§ **WHAT YOU ARE ASKED TO DO**:
Pull every line with the word "this" out of the entries below.

§ **ENTRIES SHOWN**:
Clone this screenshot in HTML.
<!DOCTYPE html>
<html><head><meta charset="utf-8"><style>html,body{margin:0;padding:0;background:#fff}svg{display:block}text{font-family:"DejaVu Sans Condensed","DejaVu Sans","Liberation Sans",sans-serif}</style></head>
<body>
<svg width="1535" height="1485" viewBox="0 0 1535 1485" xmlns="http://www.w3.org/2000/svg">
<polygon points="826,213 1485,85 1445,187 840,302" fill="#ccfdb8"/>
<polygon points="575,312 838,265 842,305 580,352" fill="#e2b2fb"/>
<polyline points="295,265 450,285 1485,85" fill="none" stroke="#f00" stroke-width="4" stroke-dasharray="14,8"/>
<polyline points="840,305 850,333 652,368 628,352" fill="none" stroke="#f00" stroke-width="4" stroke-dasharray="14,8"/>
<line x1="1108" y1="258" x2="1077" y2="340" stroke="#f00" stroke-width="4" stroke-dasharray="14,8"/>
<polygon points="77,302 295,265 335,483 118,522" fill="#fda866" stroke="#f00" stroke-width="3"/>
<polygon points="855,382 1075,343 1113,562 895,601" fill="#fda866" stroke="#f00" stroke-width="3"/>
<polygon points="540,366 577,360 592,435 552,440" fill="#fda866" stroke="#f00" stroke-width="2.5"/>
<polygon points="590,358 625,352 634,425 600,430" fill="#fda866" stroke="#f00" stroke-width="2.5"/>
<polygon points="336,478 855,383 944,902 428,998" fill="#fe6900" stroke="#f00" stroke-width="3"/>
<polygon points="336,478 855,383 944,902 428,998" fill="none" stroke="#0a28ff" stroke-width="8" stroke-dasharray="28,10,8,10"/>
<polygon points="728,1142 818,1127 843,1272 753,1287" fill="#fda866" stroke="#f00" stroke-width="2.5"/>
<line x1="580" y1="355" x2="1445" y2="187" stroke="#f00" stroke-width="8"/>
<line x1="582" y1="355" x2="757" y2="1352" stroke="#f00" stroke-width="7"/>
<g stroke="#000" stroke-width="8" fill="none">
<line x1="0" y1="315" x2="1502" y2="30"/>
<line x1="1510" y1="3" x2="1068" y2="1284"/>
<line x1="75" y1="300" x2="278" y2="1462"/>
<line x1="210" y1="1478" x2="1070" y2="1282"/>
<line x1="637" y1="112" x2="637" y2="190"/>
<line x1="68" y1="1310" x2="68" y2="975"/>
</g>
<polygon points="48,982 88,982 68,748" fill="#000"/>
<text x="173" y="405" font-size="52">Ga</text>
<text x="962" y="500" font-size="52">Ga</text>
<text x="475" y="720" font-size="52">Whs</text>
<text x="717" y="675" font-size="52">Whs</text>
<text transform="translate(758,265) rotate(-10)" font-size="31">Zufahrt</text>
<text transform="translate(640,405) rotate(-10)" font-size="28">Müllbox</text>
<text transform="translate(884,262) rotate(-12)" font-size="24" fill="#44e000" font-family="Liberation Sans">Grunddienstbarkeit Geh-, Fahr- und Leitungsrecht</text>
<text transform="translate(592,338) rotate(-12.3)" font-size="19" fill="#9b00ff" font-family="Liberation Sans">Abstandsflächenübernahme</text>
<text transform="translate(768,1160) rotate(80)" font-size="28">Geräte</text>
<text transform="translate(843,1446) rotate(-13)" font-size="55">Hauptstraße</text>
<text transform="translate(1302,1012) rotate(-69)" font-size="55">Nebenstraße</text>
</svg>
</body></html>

--

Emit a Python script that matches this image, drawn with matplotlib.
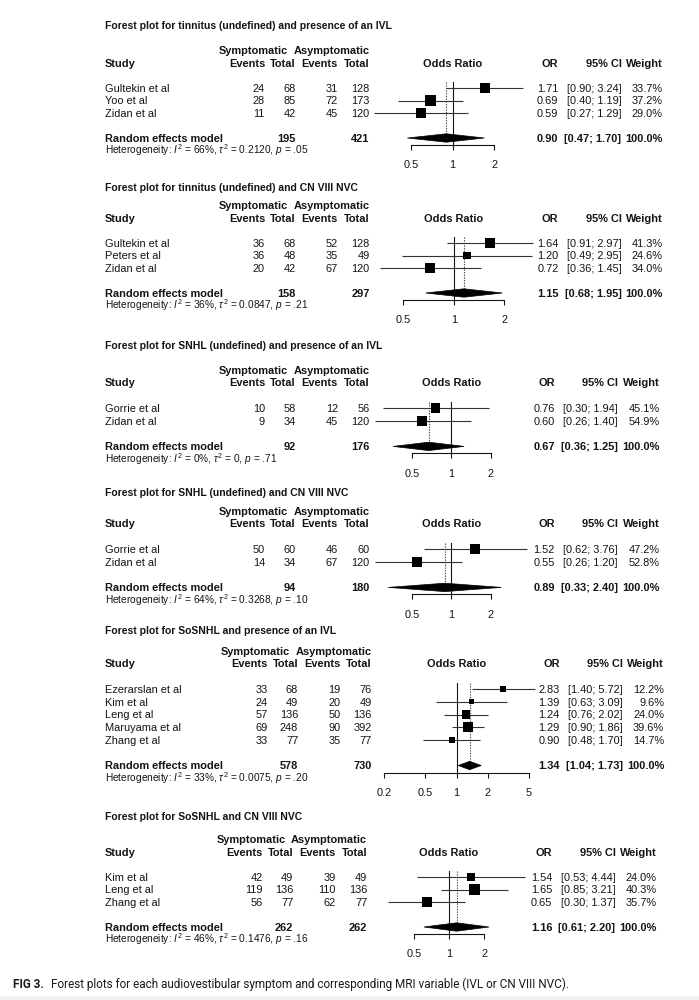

§ **CORRECT ANSWER**:
Clone this screenshot in HTML.
Emit a Python script that matches this image, drawn with matplotlib.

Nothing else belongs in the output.